At the Mad World screening — and I promise I'll stop talking about it in a day or so — I met a couple of e-mail acquaintances, including Daniel Frank, a clever guy who publishes this weblog. Writing of the movie over there, he remarks…
One minor negative note is that (and I don't know if this is a function of the big screen or of seeing the movie) the stunt doubles in some scenes were glaringly obvious (as in an actor's face would turn to the camera and was obviously not his face).
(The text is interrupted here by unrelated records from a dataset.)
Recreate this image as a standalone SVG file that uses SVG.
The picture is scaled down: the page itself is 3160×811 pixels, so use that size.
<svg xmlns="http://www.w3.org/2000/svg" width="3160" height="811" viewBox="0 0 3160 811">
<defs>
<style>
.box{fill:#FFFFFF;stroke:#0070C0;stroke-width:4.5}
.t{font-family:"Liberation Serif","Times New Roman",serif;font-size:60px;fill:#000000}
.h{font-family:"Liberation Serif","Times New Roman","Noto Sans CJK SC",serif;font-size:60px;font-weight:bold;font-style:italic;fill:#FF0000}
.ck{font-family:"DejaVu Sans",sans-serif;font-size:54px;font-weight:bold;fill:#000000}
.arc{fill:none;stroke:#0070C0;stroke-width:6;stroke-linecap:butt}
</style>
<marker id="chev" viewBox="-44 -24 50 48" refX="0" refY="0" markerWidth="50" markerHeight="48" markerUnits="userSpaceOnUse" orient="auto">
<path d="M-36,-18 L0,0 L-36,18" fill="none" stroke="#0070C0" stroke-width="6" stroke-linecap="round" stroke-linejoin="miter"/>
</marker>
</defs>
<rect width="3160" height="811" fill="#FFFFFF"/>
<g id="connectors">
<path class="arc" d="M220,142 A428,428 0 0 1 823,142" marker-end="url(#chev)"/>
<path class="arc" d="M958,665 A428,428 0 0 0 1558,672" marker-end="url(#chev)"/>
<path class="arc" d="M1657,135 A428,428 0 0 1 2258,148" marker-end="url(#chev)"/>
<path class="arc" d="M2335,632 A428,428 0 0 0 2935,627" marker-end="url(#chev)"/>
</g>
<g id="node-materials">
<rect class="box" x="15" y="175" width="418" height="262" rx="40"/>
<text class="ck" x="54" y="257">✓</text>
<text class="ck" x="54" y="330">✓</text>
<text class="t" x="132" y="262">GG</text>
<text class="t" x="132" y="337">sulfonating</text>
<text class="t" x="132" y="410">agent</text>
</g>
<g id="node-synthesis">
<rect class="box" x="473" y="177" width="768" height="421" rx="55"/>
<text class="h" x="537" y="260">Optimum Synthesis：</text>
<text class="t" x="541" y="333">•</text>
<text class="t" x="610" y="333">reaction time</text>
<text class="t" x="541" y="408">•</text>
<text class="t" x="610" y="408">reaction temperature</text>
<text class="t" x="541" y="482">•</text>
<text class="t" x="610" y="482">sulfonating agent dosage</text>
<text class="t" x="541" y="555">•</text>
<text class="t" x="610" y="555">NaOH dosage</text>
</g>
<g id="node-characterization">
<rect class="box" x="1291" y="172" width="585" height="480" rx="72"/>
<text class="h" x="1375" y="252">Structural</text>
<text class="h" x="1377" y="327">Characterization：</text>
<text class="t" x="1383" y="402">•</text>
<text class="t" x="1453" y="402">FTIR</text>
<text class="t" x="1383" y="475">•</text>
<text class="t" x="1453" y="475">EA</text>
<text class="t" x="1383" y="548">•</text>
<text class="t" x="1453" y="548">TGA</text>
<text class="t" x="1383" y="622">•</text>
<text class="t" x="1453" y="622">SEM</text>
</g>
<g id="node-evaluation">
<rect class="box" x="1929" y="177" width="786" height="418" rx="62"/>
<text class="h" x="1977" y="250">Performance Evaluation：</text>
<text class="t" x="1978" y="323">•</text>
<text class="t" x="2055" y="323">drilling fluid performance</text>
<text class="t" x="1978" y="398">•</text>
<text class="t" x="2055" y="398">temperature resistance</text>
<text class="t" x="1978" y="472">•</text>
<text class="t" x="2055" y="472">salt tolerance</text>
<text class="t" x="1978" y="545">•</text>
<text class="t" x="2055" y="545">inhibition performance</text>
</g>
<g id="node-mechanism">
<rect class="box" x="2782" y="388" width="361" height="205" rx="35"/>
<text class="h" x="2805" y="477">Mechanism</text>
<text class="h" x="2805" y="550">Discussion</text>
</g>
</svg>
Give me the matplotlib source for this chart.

He's right. In fact, I think I could pick the guy who doubled Dick Shawn out of a police lineup. But then, I always wonder how big a deal that is. Does anyone ever not know when they're seeing the stuntman instead of the star? Even when I first saw the film at age 11, I knew that Spencer Tracy hadn't really swung across the street and crashed into a building. Matter of fact, I might have enjoyed the film less if I'd believed it was him. One of the things that impairs the last few Laurel and Hardy movies for me is that it's not as funny to see an old man fall down as it is to see someone in reasonably good health. (Actually, I've always been one of those folks who watches slapstick comedies and rarely laughs at the slapstick…but you know what I mean.)
I suspect the stunt doubling in Mad World is like a lot of magic tricks: It only really fools you the first time. It isn't the big screen since the movie was made to be shown on an even bigger screen than the one Daniel and the rest of us saw it on the other night. It's that the more you see a film like that, the more you notice the wires, the continuity errors and, yes, the stunt people.
One time when I can recall an obvious stuntman switch really spoiling a movie for me was the last James Bond film with Roger Moore in the lead. Someone had decided that, to make things exciting on the screen, 007 had to perform incredible athletic feats — and though the substitutions were expertly done, they struck me as too jarring. Mr. Moore was close to sixty and even as a young man, he never seemed particularly physical. My grandmother was more likely to be swinging on the cables of a suspension bridge.
I found that distancing. I'm just as conscious of the stuntwork in Mad World but I don't find it distancing. Go figure. Maybe it's that the latter film hooks me with strong performances, or maybe it's just that it's intentionally sillier, or maybe I just plain like it better and am more forgiving. All movies involve a suspension of disbelief but some disbelief is easier to suspend than some other disbelief.